> **Exercise task**: Copy out the listing that follows, exactly, without its pictures.

[Entries with chart source code]
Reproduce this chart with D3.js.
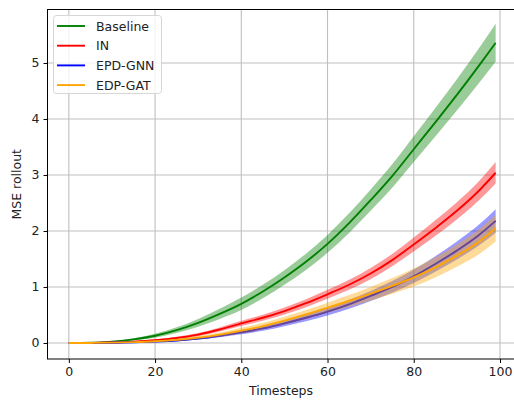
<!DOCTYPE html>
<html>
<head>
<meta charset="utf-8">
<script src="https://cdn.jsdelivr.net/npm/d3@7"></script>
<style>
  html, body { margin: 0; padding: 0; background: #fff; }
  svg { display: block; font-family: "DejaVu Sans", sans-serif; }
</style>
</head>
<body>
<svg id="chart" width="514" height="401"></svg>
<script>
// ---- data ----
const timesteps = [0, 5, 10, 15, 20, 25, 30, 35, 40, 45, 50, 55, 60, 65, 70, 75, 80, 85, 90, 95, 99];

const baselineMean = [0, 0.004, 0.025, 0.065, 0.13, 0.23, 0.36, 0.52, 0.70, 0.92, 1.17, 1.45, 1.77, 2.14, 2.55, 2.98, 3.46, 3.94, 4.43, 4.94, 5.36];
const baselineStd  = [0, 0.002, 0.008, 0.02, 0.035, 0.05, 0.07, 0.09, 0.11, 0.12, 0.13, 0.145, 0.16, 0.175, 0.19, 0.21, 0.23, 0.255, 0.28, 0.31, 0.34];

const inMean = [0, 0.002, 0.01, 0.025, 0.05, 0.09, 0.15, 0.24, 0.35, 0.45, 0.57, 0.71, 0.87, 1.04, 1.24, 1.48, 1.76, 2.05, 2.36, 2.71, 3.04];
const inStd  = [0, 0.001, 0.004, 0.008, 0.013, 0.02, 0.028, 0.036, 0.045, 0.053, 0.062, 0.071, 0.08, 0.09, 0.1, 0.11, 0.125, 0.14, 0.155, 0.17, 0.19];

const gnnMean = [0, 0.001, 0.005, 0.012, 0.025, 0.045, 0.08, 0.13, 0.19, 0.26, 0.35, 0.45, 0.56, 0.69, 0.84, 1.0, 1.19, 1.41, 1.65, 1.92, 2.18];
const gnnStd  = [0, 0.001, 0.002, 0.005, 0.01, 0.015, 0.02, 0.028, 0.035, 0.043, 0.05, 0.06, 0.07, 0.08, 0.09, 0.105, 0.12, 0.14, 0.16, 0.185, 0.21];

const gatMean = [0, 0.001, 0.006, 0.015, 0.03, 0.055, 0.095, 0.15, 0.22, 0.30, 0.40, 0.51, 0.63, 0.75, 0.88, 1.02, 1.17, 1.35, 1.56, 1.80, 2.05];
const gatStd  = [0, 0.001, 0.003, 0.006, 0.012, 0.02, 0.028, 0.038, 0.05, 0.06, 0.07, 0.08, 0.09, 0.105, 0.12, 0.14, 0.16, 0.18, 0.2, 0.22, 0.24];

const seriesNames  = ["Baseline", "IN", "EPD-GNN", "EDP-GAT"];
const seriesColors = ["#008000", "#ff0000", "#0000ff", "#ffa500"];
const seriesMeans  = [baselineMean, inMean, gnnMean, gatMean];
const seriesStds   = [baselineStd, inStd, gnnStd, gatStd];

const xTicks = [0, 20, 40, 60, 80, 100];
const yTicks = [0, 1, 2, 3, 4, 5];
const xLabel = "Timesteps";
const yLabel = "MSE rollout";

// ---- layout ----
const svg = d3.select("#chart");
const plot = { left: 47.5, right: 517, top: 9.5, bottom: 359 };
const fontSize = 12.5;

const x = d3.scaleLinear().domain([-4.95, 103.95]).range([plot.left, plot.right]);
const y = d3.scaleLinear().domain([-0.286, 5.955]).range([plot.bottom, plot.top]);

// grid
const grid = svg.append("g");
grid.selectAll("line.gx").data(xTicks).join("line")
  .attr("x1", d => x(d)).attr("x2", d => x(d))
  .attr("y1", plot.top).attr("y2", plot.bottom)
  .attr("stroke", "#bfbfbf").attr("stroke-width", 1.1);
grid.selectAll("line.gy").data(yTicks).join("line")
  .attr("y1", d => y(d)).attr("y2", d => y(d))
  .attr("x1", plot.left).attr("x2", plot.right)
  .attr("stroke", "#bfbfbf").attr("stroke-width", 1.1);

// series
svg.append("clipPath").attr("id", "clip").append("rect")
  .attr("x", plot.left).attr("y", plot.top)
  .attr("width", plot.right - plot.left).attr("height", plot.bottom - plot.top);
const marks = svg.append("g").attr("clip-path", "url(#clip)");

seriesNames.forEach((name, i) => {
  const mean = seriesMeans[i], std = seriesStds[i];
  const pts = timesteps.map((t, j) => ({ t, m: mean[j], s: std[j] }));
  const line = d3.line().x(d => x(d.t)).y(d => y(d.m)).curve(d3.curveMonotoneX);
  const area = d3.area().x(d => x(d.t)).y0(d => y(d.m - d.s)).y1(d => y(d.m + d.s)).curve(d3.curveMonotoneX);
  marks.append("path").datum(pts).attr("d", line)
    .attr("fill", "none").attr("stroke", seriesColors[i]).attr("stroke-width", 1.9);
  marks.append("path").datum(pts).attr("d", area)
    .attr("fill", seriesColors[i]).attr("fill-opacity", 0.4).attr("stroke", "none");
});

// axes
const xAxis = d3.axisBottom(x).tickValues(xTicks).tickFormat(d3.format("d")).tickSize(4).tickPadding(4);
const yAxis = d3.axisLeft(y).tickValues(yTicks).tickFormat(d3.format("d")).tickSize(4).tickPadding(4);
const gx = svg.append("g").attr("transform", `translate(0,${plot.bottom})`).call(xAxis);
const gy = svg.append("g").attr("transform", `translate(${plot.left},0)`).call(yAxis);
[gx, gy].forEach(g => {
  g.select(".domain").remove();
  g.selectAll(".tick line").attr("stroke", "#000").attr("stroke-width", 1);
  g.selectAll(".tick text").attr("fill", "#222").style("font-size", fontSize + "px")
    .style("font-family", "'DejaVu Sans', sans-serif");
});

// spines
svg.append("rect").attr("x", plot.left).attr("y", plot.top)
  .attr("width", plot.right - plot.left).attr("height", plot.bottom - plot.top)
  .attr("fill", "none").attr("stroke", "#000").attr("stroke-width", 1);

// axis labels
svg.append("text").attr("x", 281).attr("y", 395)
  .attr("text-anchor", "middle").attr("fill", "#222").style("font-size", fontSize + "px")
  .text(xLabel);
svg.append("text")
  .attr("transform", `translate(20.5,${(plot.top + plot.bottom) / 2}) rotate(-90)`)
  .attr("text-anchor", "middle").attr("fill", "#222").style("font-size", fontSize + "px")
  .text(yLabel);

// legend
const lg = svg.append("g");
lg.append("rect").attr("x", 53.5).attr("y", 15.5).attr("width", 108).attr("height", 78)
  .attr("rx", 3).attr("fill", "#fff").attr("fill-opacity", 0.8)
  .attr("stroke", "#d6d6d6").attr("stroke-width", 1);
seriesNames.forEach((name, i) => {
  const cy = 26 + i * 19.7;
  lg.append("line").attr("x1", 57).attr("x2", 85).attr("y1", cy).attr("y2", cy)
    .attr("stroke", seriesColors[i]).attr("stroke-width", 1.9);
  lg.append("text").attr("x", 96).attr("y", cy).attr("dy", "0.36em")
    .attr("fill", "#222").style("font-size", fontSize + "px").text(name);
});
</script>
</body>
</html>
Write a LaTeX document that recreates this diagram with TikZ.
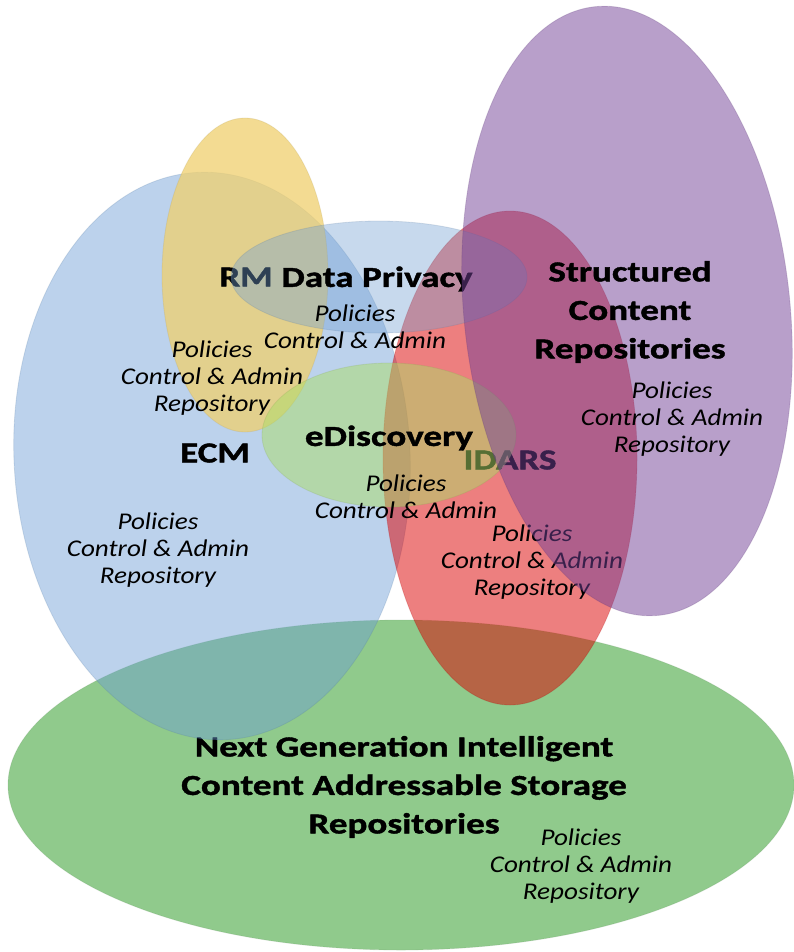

> **Task response**:
Reproduce this chart with D3.js.
<!DOCTYPE html>
<html>
<head>
<meta charset="utf-8">
<script src="https://cdn.jsdelivr.net/npm/d3@7"></script>
<style>
  html, body { margin: 0; padding: 0; background: #fff; }
  svg { display: block; font-family: "DejaVu Sans", sans-serif; }
</style>
</head>
<body>
<svg id="chart" width="514" height="401"></svg>
<script>
// ---- data ----
const timesteps = [0, 5, 10, 15, 20, 25, 30, 35, 40, 45, 50, 55, 60, 65, 70, 75, 80, 85, 90, 95, 99];

const baselineMean = [0, 0.004, 0.025, 0.065, 0.13, 0.23, 0.36, 0.52, 0.70, 0.92, 1.17, 1.45, 1.77, 2.14, 2.55, 2.98, 3.46, 3.94, 4.43, 4.94, 5.36];
const baselineStd  = [0, 0.002, 0.008, 0.02, 0.035, 0.05, 0.07, 0.09, 0.11, 0.12, 0.13, 0.145, 0.16, 0.175, 0.19, 0.21, 0.23, 0.255, 0.28, 0.31, 0.34];

const inMean = [0, 0.002, 0.01, 0.025, 0.05, 0.09, 0.15, 0.24, 0.35, 0.45, 0.57, 0.71, 0.87, 1.04, 1.24, 1.48, 1.76, 2.05, 2.36, 2.71, 3.04];
const inStd  = [0, 0.001, 0.004, 0.008, 0.013, 0.02, 0.028, 0.036, 0.045, 0.053, 0.062, 0.071, 0.08, 0.09, 0.1, 0.11, 0.125, 0.14, 0.155, 0.17, 0.19];

const gnnMean = [0, 0.001, 0.005, 0.012, 0.025, 0.045, 0.08, 0.13, 0.19, 0.26, 0.35, 0.45, 0.56, 0.69, 0.84, 1.0, 1.19, 1.41, 1.65, 1.92, 2.18];
const gnnStd  = [0, 0.001, 0.002, 0.005, 0.01, 0.015, 0.02, 0.028, 0.035, 0.043, 0.05, 0.06, 0.07, 0.08, 0.09, 0.105, 0.12, 0.14, 0.16, 0.185, 0.21];

const gatMean = [0, 0.001, 0.006, 0.015, 0.03, 0.055, 0.095, 0.15, 0.22, 0.30, 0.40, 0.51, 0.63, 0.75, 0.88, 1.02, 1.17, 1.35, 1.56, 1.80, 2.05];
const gatStd  = [0, 0.001, 0.003, 0.006, 0.012, 0.02, 0.028, 0.038, 0.05, 0.06, 0.07, 0.08, 0.09, 0.105, 0.12, 0.14, 0.16, 0.18, 0.2, 0.22, 0.24];

const seriesNames  = ["Baseline", "IN", "EPD-GNN", "EDP-GAT"];
const seriesColors = ["#008000", "#ff0000", "#0000ff", "#ffa500"];
const seriesMeans  = [baselineMean, inMean, gnnMean, gatMean];
const seriesStds   = [baselineStd, inStd, gnnStd, gatStd];

const xTicks = [0, 20, 40, 60, 80, 100];
const yTicks = [0, 1, 2, 3, 4, 5];
const xLabel = "Timesteps";
const yLabel = "MSE rollout";

// ---- layout ----
const svg = d3.select("#chart");
const plot = { left: 47.5, right: 517, top: 9.5, bottom: 359 };
const fontSize = 12.5;

const x = d3.scaleLinear().domain([-4.95, 103.95]).range([plot.left, plot.right]);
const y = d3.scaleLinear().domain([-0.286, 5.955]).range([plot.bottom, plot.top]);

// grid
const grid = svg.append("g");
grid.selectAll("line.gx").data(xTicks).join("line")
  .attr("x1", d => x(d)).attr("x2", d => x(d))
  .attr("y1", plot.top).attr("y2", plot.bottom)
  .attr("stroke", "#bfbfbf").attr("stroke-width", 1.1);
grid.selectAll("line.gy").data(yTicks).join("line")
  .attr("y1", d => y(d)).attr("y2", d => y(d))
  .attr("x1", plot.left).attr("x2", plot.right)
  .attr("stroke", "#bfbfbf").attr("stroke-width", 1.1);

// series
svg.append("clipPath").attr("id", "clip").append("rect")
  .attr("x", plot.left).attr("y", plot.top)
  .attr("width", plot.right - plot.left).attr("height", plot.bottom - plot.top);
const marks = svg.append("g").attr("clip-path", "url(#clip)");

seriesNames.forEach((name, i) => {
  const mean = seriesMeans[i], std = seriesStds[i];
  const pts = timesteps.map((t, j) => ({ t, m: mean[j], s: std[j] }));
  const line = d3.line().x(d => x(d.t)).y(d => y(d.m)).curve(d3.curveMonotoneX);
  const area = d3.area().x(d => x(d.t)).y0(d => y(d.m - d.s)).y1(d => y(d.m + d.s)).curve(d3.curveMonotoneX);
  marks.append("path").datum(pts).attr("d", line)
    .attr("fill", "none").attr("stroke", seriesColors[i]).attr("stroke-width", 1.9);
  marks.append("path").datum(pts).attr("d", area)
    .attr("fill", seriesColors[i]).attr("fill-opacity", 0.4).attr("stroke", "none");
});

// axes
const xAxis = d3.axisBottom(x).tickValues(xTicks).tickFormat(d3.format("d")).tickSize(4).tickPadding(4);
const yAxis = d3.axisLeft(y).tickValues(yTicks).tickFormat(d3.format("d")).tickSize(4).tickPadding(4);
const gx = svg.append("g").attr("transform", `translate(0,${plot.bottom})`).call(xAxis);
const gy = svg.append("g").attr("transform", `translate(${plot.left},0)`).call(yAxis);
[gx, gy].forEach(g => {
  g.select(".domain").remove();
  g.selectAll(".tick line").attr("stroke", "#000").attr("stroke-width", 1);
  g.selectAll(".tick text").attr("fill", "#222").style("font-size", fontSize + "px")
    .style("font-family", "'DejaVu Sans', sans-serif");
});

// spines
svg.append("rect").attr("x", plot.left).attr("y", plot.top)
  .attr("width", plot.right - plot.left).attr("height", plot.bottom - plot.top)
  .attr("fill", "none").attr("stroke", "#000").attr("stroke-width", 1);

// axis labels
svg.append("text").attr("x", 281).attr("y", 395)
  .attr("text-anchor", "middle").attr("fill", "#222").style("font-size", fontSize + "px")
  .text(xLabel);
svg.append("text")
  .attr("transform", `translate(20.5,${(plot.top + plot.bottom) / 2}) rotate(-90)`)
  .attr("text-anchor", "middle").attr("fill", "#222").style("font-size", fontSize + "px")
  .text(yLabel);

// legend
const lg = svg.append("g");
lg.append("rect").attr("x", 53.5).attr("y", 15.5).attr("width", 108).attr("height", 78)
  .attr("rx", 3).attr("fill", "#fff").attr("fill-opacity", 0.8)
  .attr("stroke", "#d6d6d6").attr("stroke-width", 1);
seriesNames.forEach((name, i) => {
  const cy = 26 + i * 19.7;
  lg.append("line").attr("x1", 57).attr("x2", 85).attr("y1", cy).attr("y2", cy)
    .attr("stroke", seriesColors[i]).attr("stroke-width", 1.9);
  lg.append("text").attr("x", 96).attr("y", cy).attr("dy", "0.36em")
    .attr("fill", "#222").style("font-size", fontSize + "px").text(name);
});
</script>
</body>
</html>
Write a LaTeX document that recreates this diagram with TikZ.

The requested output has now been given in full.